The four R scripts reproduces all the parts of the forecast analysis and the full results. Details are provided in the article, with comments throughout the scripts describing the specific steps. The scripts:
- 00.pkg.R loads the packages.
- 01.prep.R loads the datasets and links/assembles them in the right format.
- 02.fcastcomp.R performs the forecast computation by looping across LSOAs, specifically: 1) recostructing the design matrix to recover the coefficient/(co)variance matrix of the risk function; 2) calculating the excess mortality in the heatwave days; 3) aggregating accordingly, also computing and adding (empirical) confidence intervals.
- 03.tables.R produces the table included in the article with the main aggregated figures.

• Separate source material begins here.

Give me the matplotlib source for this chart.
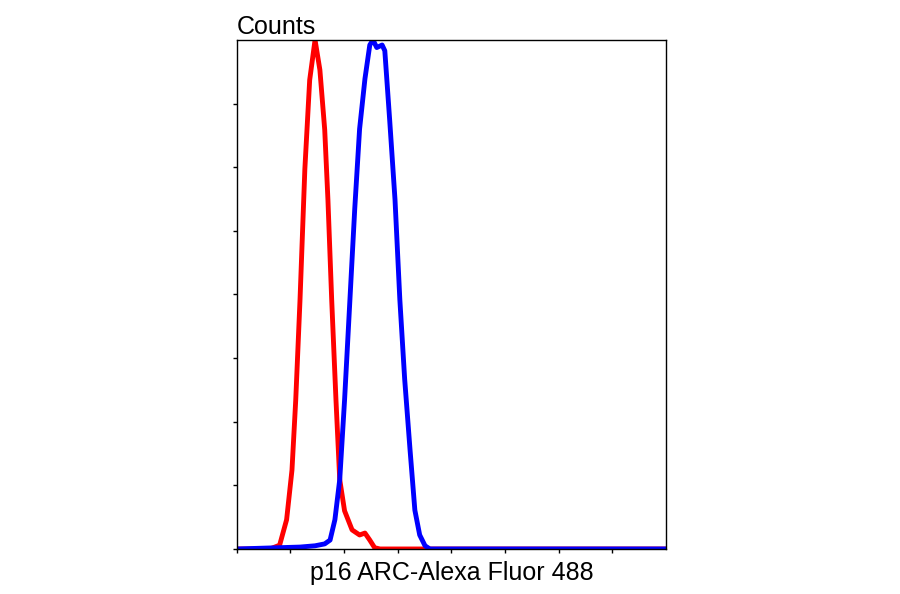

- 04.maps.R produces the maps included in the article, in particular the one illustrating the geographical and temporal distribution of excess deaths.
The sub-folder download provides the Jupiter Notebook script download_ecmwf_forecast.ipynb with the Python code to download the gridded temperature forecast data. Note that the code offers an example to retrieve data for the corresponding days (17-22 July) in 2024 at 0.25 degrees, as the original database at 0.4 degrees for 2022 is not available anymore. Some documentation and specific details are provided in the pdf document in the same sub-folder.